DATA:

::::::::

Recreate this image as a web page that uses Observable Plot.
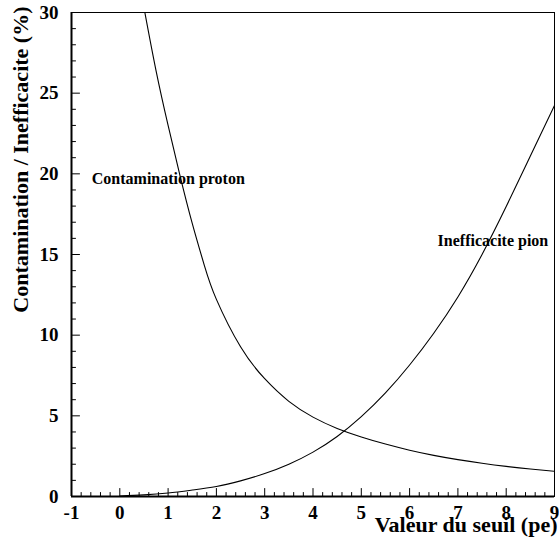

::::::::

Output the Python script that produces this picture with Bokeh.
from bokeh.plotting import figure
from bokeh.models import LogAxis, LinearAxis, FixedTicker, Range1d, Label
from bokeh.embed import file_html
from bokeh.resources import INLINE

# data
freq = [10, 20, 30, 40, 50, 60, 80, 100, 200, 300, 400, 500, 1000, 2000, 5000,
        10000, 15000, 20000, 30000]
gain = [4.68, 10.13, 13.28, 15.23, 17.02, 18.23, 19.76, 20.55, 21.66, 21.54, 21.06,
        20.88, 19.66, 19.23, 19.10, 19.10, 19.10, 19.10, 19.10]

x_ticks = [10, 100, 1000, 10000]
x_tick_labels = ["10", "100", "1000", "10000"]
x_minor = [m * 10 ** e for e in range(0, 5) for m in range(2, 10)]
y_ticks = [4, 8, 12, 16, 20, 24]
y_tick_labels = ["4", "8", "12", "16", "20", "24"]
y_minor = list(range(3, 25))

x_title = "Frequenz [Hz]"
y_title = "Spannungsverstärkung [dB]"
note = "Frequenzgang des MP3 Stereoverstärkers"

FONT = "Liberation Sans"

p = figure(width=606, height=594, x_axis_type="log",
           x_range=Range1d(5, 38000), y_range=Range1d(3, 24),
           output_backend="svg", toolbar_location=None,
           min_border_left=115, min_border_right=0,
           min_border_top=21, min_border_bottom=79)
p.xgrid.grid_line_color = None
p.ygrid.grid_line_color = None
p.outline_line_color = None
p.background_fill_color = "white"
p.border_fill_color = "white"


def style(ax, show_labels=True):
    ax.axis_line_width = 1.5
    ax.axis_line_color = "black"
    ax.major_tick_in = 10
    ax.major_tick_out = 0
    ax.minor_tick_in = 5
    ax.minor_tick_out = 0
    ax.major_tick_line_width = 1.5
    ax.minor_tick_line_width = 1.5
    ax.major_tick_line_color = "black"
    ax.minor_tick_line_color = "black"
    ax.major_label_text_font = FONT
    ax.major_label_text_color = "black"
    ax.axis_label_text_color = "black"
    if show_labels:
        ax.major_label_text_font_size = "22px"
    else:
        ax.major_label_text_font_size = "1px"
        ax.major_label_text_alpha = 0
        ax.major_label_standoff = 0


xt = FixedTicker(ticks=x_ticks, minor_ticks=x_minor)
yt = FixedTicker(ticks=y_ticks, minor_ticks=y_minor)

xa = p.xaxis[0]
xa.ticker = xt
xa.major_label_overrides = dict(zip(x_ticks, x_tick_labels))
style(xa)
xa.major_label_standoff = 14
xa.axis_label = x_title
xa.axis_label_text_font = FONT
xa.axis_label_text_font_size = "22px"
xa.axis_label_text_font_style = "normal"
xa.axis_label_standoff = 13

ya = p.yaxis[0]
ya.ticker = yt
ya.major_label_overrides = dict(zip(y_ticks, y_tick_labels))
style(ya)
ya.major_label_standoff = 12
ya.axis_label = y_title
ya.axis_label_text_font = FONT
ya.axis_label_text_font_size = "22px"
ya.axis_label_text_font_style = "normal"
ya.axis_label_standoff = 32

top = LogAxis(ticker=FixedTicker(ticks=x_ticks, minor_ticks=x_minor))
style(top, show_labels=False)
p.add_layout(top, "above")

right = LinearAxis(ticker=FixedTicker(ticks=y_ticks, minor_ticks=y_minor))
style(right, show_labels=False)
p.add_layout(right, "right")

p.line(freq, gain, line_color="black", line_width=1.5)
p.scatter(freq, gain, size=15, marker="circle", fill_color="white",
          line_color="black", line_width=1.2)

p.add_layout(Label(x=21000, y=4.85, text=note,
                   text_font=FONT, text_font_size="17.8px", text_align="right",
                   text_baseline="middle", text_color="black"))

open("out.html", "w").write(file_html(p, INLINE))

::::::::

YOUR INSTRUCTIONS:
From the records above, print exactly the lines that run from the line with "Output the Python" to the line with "from bokeh.resources import INLINE", inclusive.

WORKED SOLUTION:
Output the Python script that produces this picture with Bokeh.
from bokeh.plotting import figure
from bokeh.models import LogAxis, LinearAxis, FixedTicker, Range1d, Label
from bokeh.embed import file_html
from bokeh.resources import INLINE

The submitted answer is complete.